Since 1991, he was a full-time member of the Osborne Brothers, and in one of the last of his many studio sessions, he played on Patty Loveless’ recent Mountain Soul album.
Wooten grew up in Franklinton, North Carolina, and got serious about bluegrass music while attending Appalachian State University. He joined several touring bands, landing a slot with Grand Ole Opry member Wilma Lee Cooper in 1977. His first gig in Nashville was on the Opry stage.
Wooten parlayed a degree in industrial arts into a second career in Music City repairing guitars and resonator instruments, including a long spell with Shot Jackson’s Sho-Bud Guitars. He could, friends reported, fix anything.
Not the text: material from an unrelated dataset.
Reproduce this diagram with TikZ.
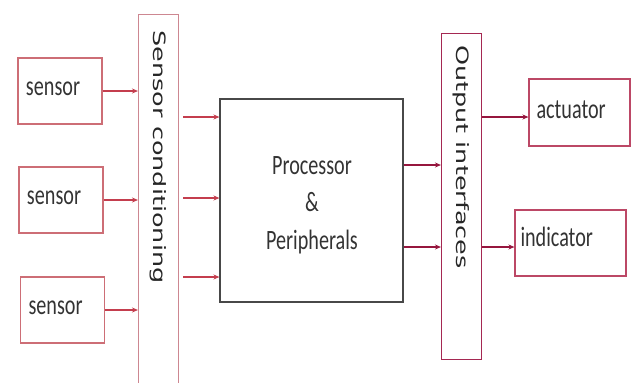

His style evolved out of Graves’s playing and never got as much attention as the dynamic, speedy playing of Jerry Douglas or Rob Ickes. But it earned enormous respect from fellow players, who sought him out for lessons, which generally came free of charge.
“I hated a bunch of just gimmicky licks,” Wooten said. ” I wanted to play the feel of the tune and enhance whatever that mood was.”
“He was like a teacher for everyone,” said friend and mandolinist Roland White. “He was like our guru. He just helped everybody in music. When he stepped up to mike, he was on. But there was no ego ever — ever — and that’s hard to find.”